Stated goal
Leave out the images and repeat the listing below without a single change.

Data provided
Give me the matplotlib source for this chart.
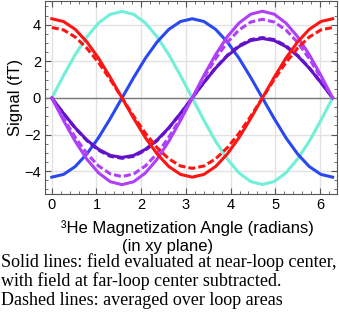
import matplotlib
matplotlib.use("Agg")
import matplotlib.pyplot as plt
from matplotlib.ticker import MultipleLocator

plt.rc('font', family='Liberation Sans', size=10.5)

# angle samples (radians), every pi/12
angle = [0.000, 0.262, 0.524, 0.785, 1.047, 1.309, 1.571, 1.833, 2.094, 2.356, 2.618, 2.880,
         3.142, 3.403, 3.665, 3.927, 4.189, 4.451, 4.712, 4.974, 5.236, 5.498, 5.760, 6.021, 6.283]

cyan_solid = [0, 1.22, 2.37, 3.34, 4.10, 4.57, 4.73, 4.57, 4.10, 3.34, 2.37, 1.22,
              0, -1.22, -2.37, -3.34, -4.10, -4.57, -4.73, -4.57, -4.10, -3.34, -2.37, -1.22, 0]
blue_solid = [-4.33, -4.18, -3.75, -3.06, -2.17, -1.12, 0, 1.12, 2.17, 3.06, 3.75, 4.18,
              4.33, 4.18, 3.75, 3.06, 2.17, 1.12, 0, -1.12, -2.17, -3.06, -3.75, -4.18, -4.33]
red_solid = [4.33, 4.18, 3.75, 3.06, 2.17, 1.12, 0, -1.12, -2.17, -3.06, -3.75, -4.18,
             -4.33, -4.18, -3.75, -3.06, -2.17, -1.12, 0, 1.12, 2.17, 3.06, 3.75, 4.18, 4.33]
red_dash = [3.85, 3.72, 3.33, 2.72, 1.93, 1.00, 0, -1.00, -1.93, -2.72, -3.33, -3.72,
            -3.85, -3.72, -3.33, -2.72, -1.93, -1.00, 0, 1.00, 1.93, 2.72, 3.33, 3.72, 3.85]
violet_solid = [0, -1.23, -2.37, -3.35, -4.10, -4.58, -4.74, -4.58, -4.10, -3.35, -2.37, -1.23,
                0, 1.23, 2.37, 3.35, 4.10, 4.58, 4.74, 4.58, 4.10, 3.35, 2.37, 1.23, 0]
violet_dash = [0, -1.11, -2.15, -3.04, -3.72, -4.15, -4.30, -4.15, -3.72, -3.04, -2.15, -1.11,
               0, 1.11, 2.15, 3.04, 3.72, 4.15, 4.30, 4.15, 3.72, 3.04, 2.15, 1.11, 0]
indigo_solid = [0, -0.84, -1.63, -2.30, -2.81, -3.14, -3.25, -3.14, -2.81, -2.30, -1.63, -0.84,
                0, 0.84, 1.63, 2.30, 2.81, 3.14, 3.25, 3.14, 2.81, 2.30, 1.63, 0.84, 0]
indigo_dash = [0, -0.85, -1.65, -2.33, -2.86, -3.19, -3.30, -3.19, -2.86, -2.33, -1.65, -0.85,
               0, 0.85, 1.65, 2.33, 2.86, 3.19, 3.30, 3.19, 2.86, 2.33, 1.65, 0.85, 0]

fig = plt.figure(figsize=(3.39, 3.18), dpi=100)
ax = fig.add_axes([0.133, 0.39, 0.861, 0.608])

lw = 2.2
dash = (0, (2.3, 1.0))
ax.axhline(0, color='#7a7a7a', lw=1.0, zorder=1)
ax.plot(angle, cyan_solid, color='#70f0d8', lw=lw)
ax.plot(angle, blue_solid, color='#2a48f0', lw=lw)
ax.plot(angle, indigo_solid, color='#6212c8', lw=lw)
ax.plot(angle, indigo_dash, color='#6212c8', lw=lw, linestyle=dash)
ax.plot(angle, violet_solid, color='#b040f8', lw=lw)
ax.plot(angle, violet_dash, color='#b040f8', lw=lw, linestyle=dash)
ax.plot(angle, red_solid, color='#ff1414', lw=lw)
ax.plot(angle, red_dash, color='#ff1414', lw=lw, linestyle=dash)

ax.set_xlim(-0.15, 6.38)
ax.set_ylim(-5.25, 5.32)
ax.xaxis.set_major_locator(MultipleLocator(1))
ax.xaxis.set_minor_locator(MultipleLocator(0.2))
ax.yaxis.set_major_locator(MultipleLocator(2))
ax.yaxis.set_minor_locator(MultipleLocator(0.5))
ax.grid(True, which='major', color='#e2e2e2', lw=1.0, zorder=0)
ax.set_axisbelow(True)
ax.tick_params(which='both', direction='in', top=True, right=True, color='#555555')
ax.tick_params(which='major', length=4, width=0.8, pad=3)
ax.tick_params(which='minor', length=2, width=0.6)
for s in ax.spines.values():
    s.set_color('#555555')
    s.set_linewidth(0.8)

ax.set_ylabel('Signal (fT)', fontsize=12, labelpad=1)

# x axis title, two lines (second line sits left of centre as in the source)
fig.text(187.5 / 339, 1 - 228 / 318, '³He Magnetization Angle (radians)',
         fontsize=12, ha='center', va='center')
fig.text(168 / 339, 1 - 247 / 318, '(in xy plane)',
         fontsize=12, ha='center', va='center')

caption = ('Solid lines: field evaluated at near-loop center,\n'
           'with field at far-loop center subtracted.\n'
           'Dashed lines: averaged over loop areas')
fig.text(0.004, 1 - 281 / 318, caption, family='Liberation Serif', fontsize=13,
         va='center', ha='left', linespacing=1.1)

fig.savefig('out.png', dpi=100)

Answer to the exercise
Give me the matplotlib source for this chart.
import matplotlib
matplotlib.use("Agg")
import matplotlib.pyplot as plt
from matplotlib.ticker import MultipleLocator

plt.rc('font', family='Liberation Sans', size=10.5)

# angle samples (radians), every pi/12
angle = [0.000, 0.262, 0.524, 0.785, 1.047, 1.309, 1.571, 1.833, 2.094, 2.356, 2.618, 2.880,
         3.142, 3.403, 3.665, 3.927, 4.189, 4.451, 4.712, 4.974, 5.236, 5.498, 5.760, 6.021, 6.283]

cyan_solid = [0, 1.22, 2.37, 3.34, 4.10, 4.57, 4.73, 4.57, 4.10, 3.34, 2.37, 1.22,
              0, -1.22, -2.37, -3.34, -4.10, -4.57, -4.73, -4.57, -4.10, -3.34, -2.37, -1.22, 0]
blue_solid = [-4.33, -4.18, -3.75, -3.06, -2.17, -1.12, 0, 1.12, 2.17, 3.06, 3.75, 4.18,
              4.33, 4.18, 3.75, 3.06, 2.17, 1.12, 0, -1.12, -2.17, -3.06, -3.75, -4.18, -4.33]
red_solid = [4.33, 4.18, 3.75, 3.06, 2.17, 1.12, 0, -1.12, -2.17, -3.06, -3.75, -4.18,
             -4.33, -4.18, -3.75, -3.06, -2.17, -1.12, 0, 1.12, 2.17, 3.06, 3.75, 4.18, 4.33]
red_dash = [3.85, 3.72, 3.33, 2.72, 1.93, 1.00, 0, -1.00, -1.93, -2.72, -3.33, -3.72,
            -3.85, -3.72, -3.33, -2.72, -1.93, -1.00, 0, 1.00, 1.93, 2.72, 3.33, 3.72, 3.85]
violet_solid = [0, -1.23, -2.37, -3.35, -4.10, -4.58, -4.74, -4.58, -4.10, -3.35, -2.37, -1.23,
                0, 1.23, 2.37, 3.35, 4.10, 4.58, 4.74, 4.58, 4.10, 3.35, 2.37, 1.23, 0]
violet_dash = [0, -1.11, -2.15, -3.04, -3.72, -4.15, -4.30, -4.15, -3.72, -3.04, -2.15, -1.11,
               0, 1.11, 2.15, 3.04, 3.72, 4.15, 4.30, 4.15, 3.72, 3.04, 2.15, 1.11, 0]
indigo_solid = [0, -0.84, -1.63, -2.30, -2.81, -3.14, -3.25, -3.14, -2.81, -2.30, -1.63, -0.84,
                0, 0.84, 1.63, 2.30, 2.81, 3.14, 3.25, 3.14, 2.81, 2.30, 1.63, 0.84, 0]
indigo_dash = [0, -0.85, -1.65, -2.33, -2.86, -3.19, -3.30, -3.19, -2.86, -2.33, -1.65, -0.85,
               0, 0.85, 1.65, 2.33, 2.86, 3.19, 3.30, 3.19, 2.86, 2.33, 1.65, 0.85, 0]

fig = plt.figure(figsize=(3.39, 3.18), dpi=100)
ax = fig.add_axes([0.133, 0.39, 0.861, 0.608])

lw = 2.2
dash = (0, (2.3, 1.0))
ax.axhline(0, color='#7a7a7a', lw=1.0, zorder=1)
ax.plot(angle, cyan_solid, color='#70f0d8', lw=lw)
ax.plot(angle, blue_solid, color='#2a48f0', lw=lw)
ax.plot(angle, indigo_solid, color='#6212c8', lw=lw)
ax.plot(angle, indigo_dash, color='#6212c8', lw=lw, linestyle=dash)
ax.plot(angle, violet_solid, color='#b040f8', lw=lw)
ax.plot(angle, violet_dash, color='#b040f8', lw=lw, linestyle=dash)
ax.plot(angle, red_solid, color='#ff1414', lw=lw)
ax.plot(angle, red_dash, color='#ff1414', lw=lw, linestyle=dash)

ax.set_xlim(-0.15, 6.38)
ax.set_ylim(-5.25, 5.32)
ax.xaxis.set_major_locator(MultipleLocator(1))
ax.xaxis.set_minor_locator(MultipleLocator(0.2))
ax.yaxis.set_major_locator(MultipleLocator(2))
ax.yaxis.set_minor_locator(MultipleLocator(0.5))
ax.grid(True, which='major', color='#e2e2e2', lw=1.0, zorder=0)
ax.set_axisbelow(True)
ax.tick_params(which='both', direction='in', top=True, right=True, color='#555555')
ax.tick_params(which='major', length=4, width=0.8, pad=3)
ax.tick_params(which='minor', length=2, width=0.6)
for s in ax.spines.values():
    s.set_color('#555555')
    s.set_linewidth(0.8)

ax.set_ylabel('Signal (fT)', fontsize=12, labelpad=1)

# x axis title, two lines (second line sits left of centre as in the source)
fig.text(187.5 / 339, 1 - 228 / 318, '³He Magnetization Angle (radians)',
         fontsize=12, ha='center', va='center')
fig.text(168 / 339, 1 - 247 / 318, '(in xy plane)',
         fontsize=12, ha='center', va='center')

caption = ('Solid lines: field evaluated at near-loop center,\n'
           'with field at far-loop center subtracted.\n'
           'Dashed lines: averaged over loop areas')
fig.text(0.004, 1 - 281 / 318, caption, family='Liberation Serif', fontsize=13,
         va='center', ha='left', linespacing=1.1)

fig.savefig('out.png', dpi=100)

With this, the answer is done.